Source code of charts:

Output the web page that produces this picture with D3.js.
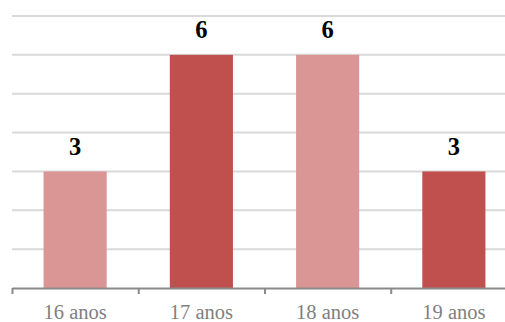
<!DOCTYPE html>
<html>
<head>
<meta charset="utf-8">
<script src="https://cdn.jsdelivr.net/npm/d3@7"></script>
<style>
  html, body { margin: 0; padding: 0; background: #fff; overflow: hidden; }
  svg { display: block; }
</style>
</head>
<body>
<svg id="chart" width="505" height="322"></svg>
<script>
// Age groups and respondent counts
const categories = ["16 anos", "17 anos", "18 anos", "19 anos"];
const counts = [3, 6, 6, 3];
const barColors = ["#D99694", "#C0504D", "#D99694", "#C0504D"];
const gridValues = [1, 2, 3, 4, 5, 6, 7];

const svg = d3.select("#chart");
const left = 12, right = 517, baseY = 288, topY = 16;

const x = d3.scaleBand()
  .domain(categories)
  .range([left, right])
  .paddingInner(0.5)
  .paddingOuter(0.25);

const y = d3.scaleLinear().domain([0, 7]).range([baseY, topY]);

// Horizontal gridlines
svg.append("g")
  .selectAll("line")
  .data(gridValues)
  .join("line")
  .attr("x1", left)
  .attr("x2", 505)
  .attr("y1", d => y(d))
  .attr("y2", d => y(d))
  .attr("stroke", "#D9D9D9")
  .attr("stroke-width", 2);

// Bars
svg.append("g")
  .selectAll("rect")
  .data(counts)
  .join("rect")
  .attr("x", (d, i) => x(categories[i]))
  .attr("y", d => y(d))
  .attr("width", x.bandwidth())
  .attr("height", d => baseY - y(d))
  .attr("fill", (d, i) => barColors[i]);

// Category axis with ticks at band boundaries
const edge = d3.scaleLinear().domain([0, categories.length]).range([left, right]);
const axis = svg.append("g")
  .attr("transform", `translate(0,${baseY})`)
  .call(d3.axisBottom(edge).tickValues(d3.range(categories.length + 1)).tickSize(6).tickSizeOuter(0).tickFormat(""));
axis.select(".domain").attr("stroke", "#898989").attr("stroke-width", 2);
axis.selectAll(".tick line").attr("stroke", "#898989").attr("stroke-width", 2);

// Category labels
svg.append("g")
  .selectAll("text")
  .data(categories)
  .join("text")
  .attr("x", d => x(d) + x.bandwidth() / 2)
  .attr("y", 319)
  .attr("text-anchor", "middle")
  .attr("font-family", "'Liberation Serif', 'Times New Roman', serif")
  .attr("font-size", 20.5)
  .attr("fill", "#7F7F7F")
  .text(d => d);

// Value labels above bars
svg.append("g")
  .selectAll("text")
  .data(counts)
  .join("text")
  .attr("x", (d, i) => x(categories[i]) + x.bandwidth() / 2)
  .attr("y", d => y(d) - 16.5)
  .attr("text-anchor", "middle")
  .attr("font-family", "'Liberation Serif', 'Times New Roman', serif")
  .attr("font-weight", "bold")
  .attr("font-size", 24.5)
  .attr("fill", "#000")
  .text(d => d);
</script>
</body>
</html>
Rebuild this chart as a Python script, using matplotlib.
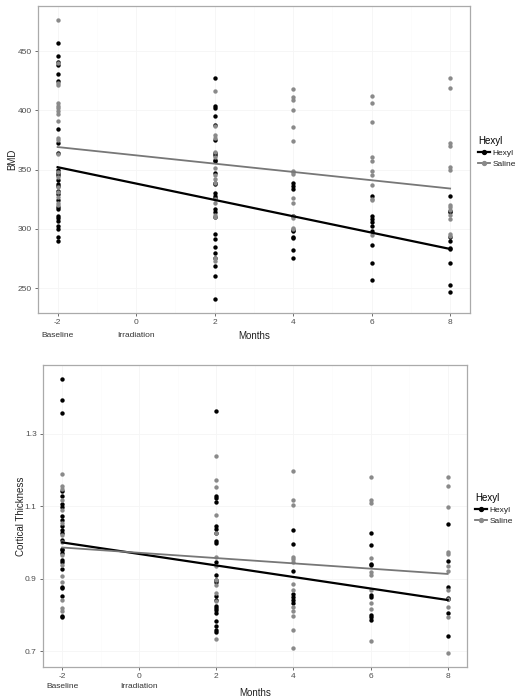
import matplotlib
matplotlib.use("Agg")
import matplotlib.pyplot as plt
from matplotlib.lines import Line2D
from matplotlib import transforms

plt.rcParams['font.family'] = ['Liberation Sans', 'DejaVu Sans']

months = [-2, 2, 4, 6, 8]
month_ticks = [-2, 0, 2, 4, 6, 8]
extra_labels = ["Baseline", "Irradiation"]
extra_label_pos = [-2, 0]

# ---- BMD panel data (per month) ----
bmd_hexyl = [
    [457, 446, 441, 438, 431, 425, 384, 372, 364, 350, 347, 345, 341, 338, 336, 332,
     329, 324, 318, 317, 311, 309, 307, 302, 300, 293, 290],
    [427, 404, 402, 395, 388, 375, 364, 362, 358, 357, 347, 339, 338, 330, 328, 326,
     317, 314, 310, 296, 291, 285, 280, 275, 269, 260, 241],
    [339, 336, 334, 311, 299, 298, 293, 292, 282, 275],
    [328, 311, 308, 306, 302, 298, 286, 271, 257],
    [328, 315, 314, 293, 290, 284, 283, 271, 253, 247],
]
bmd_saline = [
    [476, 440, 423, 421, 406, 404, 402, 399, 397, 391, 377, 375, 363, 348, 344, 335,
     331, 327, 322, 320],
    [416, 387, 379, 377, 365, 361, 351, 345, 342, 339, 325, 322, 312, 310, 275, 273],
    [418, 411, 409, 400, 386, 374, 349, 348, 346, 326, 322, 311, 309, 301, 300],
    [412, 406, 390, 361, 357, 349, 345, 337, 325, 324, 295],
    [427, 419, 372, 370, 352, 350, 320, 318, 316, 312, 308, 296, 294],
]
fit_months = [-2, 8]
bmd_fit_hexyl = [352, 283]
bmd_fit_saline = [369, 334]
bmd_yticks = [250, 300, 350, 400, 450]

# ---- Cortical thickness panel data (per month) ----
ct_hexyl = [
    [1.452, 1.392, 1.357, 1.141, 1.129, 1.107, 1.099, 1.072, 1.062, 1.046, 1.035, 1.026,
     1.007, 0.982, 0.978, 0.970, 0.952, 0.947, 0.926, 0.876, 0.874, 0.853, 0.797, 0.795],
    [1.364, 1.129, 1.122, 1.113, 1.044, 1.037, 1.027, 1.004, 0.998, 0.945, 0.911, 0.895,
     0.890, 0.853, 0.841, 0.825, 0.818, 0.814, 0.805, 0.784, 0.768, 0.759, 0.754],
    [1.035, 0.996, 0.921, 0.857, 0.849, 0.841, 0.832],
    [1.026, 0.993, 0.941, 0.938, 0.855, 0.849, 0.800, 0.793, 0.786],
    [1.050, 0.949, 0.878, 0.846, 0.843, 0.806, 0.742],
]
ct_saline = [
    [1.189, 1.156, 1.147, 1.118, 1.090, 1.055, 1.021, 1.000, 0.966, 0.938, 0.906, 0.892,
     0.841, 0.818, 0.812],
    [1.240, 1.173, 1.152, 1.076, 1.027, 0.961, 0.934, 0.897, 0.883, 0.860, 0.837, 0.733],
    [1.198, 1.118, 1.104, 0.961, 0.954, 0.945, 0.886, 0.869, 0.823, 0.812, 0.798, 0.757, 0.708],
    [1.180, 1.118, 1.108, 0.957, 0.917, 0.911, 0.869, 0.832, 0.816, 0.728],
    [1.182, 1.156, 1.099, 0.973, 0.968, 0.934, 0.920, 0.869, 0.843, 0.823, 0.795, 0.694],
]
ct_fit_hexyl = [1.000, 0.841]
ct_fit_saline = [0.986, 0.913]
ct_yticks = [0.7, 0.9, 1.1, 1.3]

groups = ["Hexyl", "Saline"]
col_hexyl = "#000000"
col_saline = "#8a8a8a"
line_saline = "#777777"
tick_col = "#4d4d4d"

fig = plt.figure(figsize=(5.24, 6.98), dpi=100)


def flatten(groups_per_month):
    xs, ys = [], []
    for m, vals in zip(months, groups_per_month):
        xs += [m] * len(vals)
        ys += vals
    return xs, ys


def panel(rect, hex_data, sal_data, fit_h, fit_s, yticks, ylim, ylabel, yfmt,
          extra_y, xlabel_y, ylabel_x, leg_anchor):
    ax = fig.add_axes(rect)
    ax.set_facecolor("white")
    for m in month_ticks:
        ax.axvline(m, color="#f5f5f5", lw=0.6, zorder=0)
    for m in [-1, 1, 3, 5, 7]:
        ax.axvline(m, color="#fafafa", lw=0.4, zorder=0)
    for t in yticks:
        ax.axhline(t, color="#f5f5f5", lw=0.6, zorder=0)
    xh, yh = flatten(hex_data)
    xs, ys = flatten(sal_data)
    ax.scatter(xh, yh, s=10, color=col_hexyl, lw=0, zorder=2)
    ax.scatter(xs, ys, s=10, color=col_saline, lw=0, zorder=2)
    ax.plot(fit_months, fit_h, color=col_hexyl, lw=1.6, zorder=3)
    ax.plot(fit_months, fit_s, color=line_saline, lw=1.3, zorder=3)
    ax.set_xlim(-2.5, 8.5)
    ax.set_ylim(*ylim)
    ax.set_xticks(month_ticks)
    ax.set_xticklabels([str(m) for m in month_ticks])
    ax.set_yticks(yticks)
    ax.set_yticklabels([yfmt.format(t) for t in yticks])
    ax.tick_params(axis="both", length=2.5, width=0.6, color="#555555",
                   labelsize=6, labelcolor=tick_col, pad=2)
    for sp in ax.spines.values():
        sp.set_color("#aaaaaa")
        sp.set_linewidth(0.9)
    ax.set_ylabel(ylabel, fontsize=7, color="#222222")
    ax.yaxis.set_label_coords(ylabel_x, 0.5)
    ax.set_xlabel("Months", fontsize=7, color="#222222")
    ax.xaxis.set_label_coords(0.5, xlabel_y)
    trans = transforms.blended_transform_factory(ax.transData, ax.transAxes)
    for lab, pos in zip(extra_labels, extra_label_pos):
        ax.text(pos, extra_y, lab, transform=trans, ha="center", va="center",
                fontsize=6, color="#333333")
    handles = [
        Line2D([0], [0], color=col_hexyl, lw=1.6, marker="o", markersize=2.8),
        Line2D([0], [0], color=line_saline, lw=1.3, marker="o", markersize=2.8,
               markerfacecolor=col_saline, markeredgecolor=col_saline),
    ]
    leg = ax.legend(handles, groups, title="Hexyl", loc="upper left",
                    bbox_to_anchor=leg_anchor, frameon=False, fontsize=6,
                    title_fontsize=7, handlelength=1.4, handletextpad=0.3,
                    labelspacing=0.35, borderaxespad=0, borderpad=0)
    leg._legend_box.align = "left"
    for t in leg.get_texts():
        t.set_color("#222222")
    return ax


panel([0.0725, 0.5516, 0.824, 0.4398], bmd_hexyl, bmd_saline,
      bmd_fit_hexyl, bmd_fit_saline, bmd_yticks, (229, 488), "BMD", "{:d}",
      -0.072, -0.058, -0.049, (1.02, 0.575))

panel([0.082, 0.0444, 0.809, 0.4327], ct_hexyl, ct_saline,
      ct_fit_hexyl, ct_fit_saline, ct_yticks, (0.656, 1.49), "Cortical Thickness",
      "{:.1f}", -0.063, -0.068, -0.04, (1.02, 0.575))

fig.savefig("out.png", dpi=100, facecolor="white")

### What to produce
Pictures are excluded. Repeat exactly the lines from the one containing "Rebuild this chart" to the one containing "bmd_yticks = [250, 300, 350, 400, 450]", inclusive.

### Result of the task
Rebuild this chart as a Python script, using matplotlib.
import matplotlib
matplotlib.use("Agg")
import matplotlib.pyplot as plt
from matplotlib.lines import Line2D
from matplotlib import transforms

plt.rcParams['font.family'] = ['Liberation Sans', 'DejaVu Sans']

months = [-2, 2, 4, 6, 8]
month_ticks = [-2, 0, 2, 4, 6, 8]
extra_labels = ["Baseline", "Irradiation"]
extra_label_pos = [-2, 0]

# ---- BMD panel data (per month) ----
bmd_hexyl = [
    [457, 446, 441, 438, 431, 425, 384, 372, 364, 350, 347, 345, 341, 338, 336, 332,
     329, 324, 318, 317, 311, 309, 307, 302, 300, 293, 290],
    [427, 404, 402, 395, 388, 375, 364, 362, 358, 357, 347, 339, 338, 330, 328, 326,
     317, 314, 310, 296, 291, 285, 280, 275, 269, 260, 241],
    [339, 336, 334, 311, 299, 298, 293, 292, 282, 275],
    [328, 311, 308, 306, 302, 298, 286, 271, 257],
    [328, 315, 314, 293, 290, 284, 283, 271, 253, 247],
]
bmd_saline = [
    [476, 440, 423, 421, 406, 404, 402, 399, 397, 391, 377, 375, 363, 348, 344, 335,
     331, 327, 322, 320],
    [416, 387, 379, 377, 365, 361, 351, 345, 342, 339, 325, 322, 312, 310, 275, 273],
    [418, 411, 409, 400, 386, 374, 349, 348, 346, 326, 322, 311, 309, 301, 300],
    [412, 406, 390, 361, 357, 349, 345, 337, 325, 324, 295],
    [427, 419, 372, 370, 352, 350, 320, 318, 316, 312, 308, 296, 294],
]
fit_months = [-2, 8]
bmd_fit_hexyl = [352, 283]
bmd_fit_saline = [369, 334]
bmd_yticks = [250, 300, 350, 400, 450]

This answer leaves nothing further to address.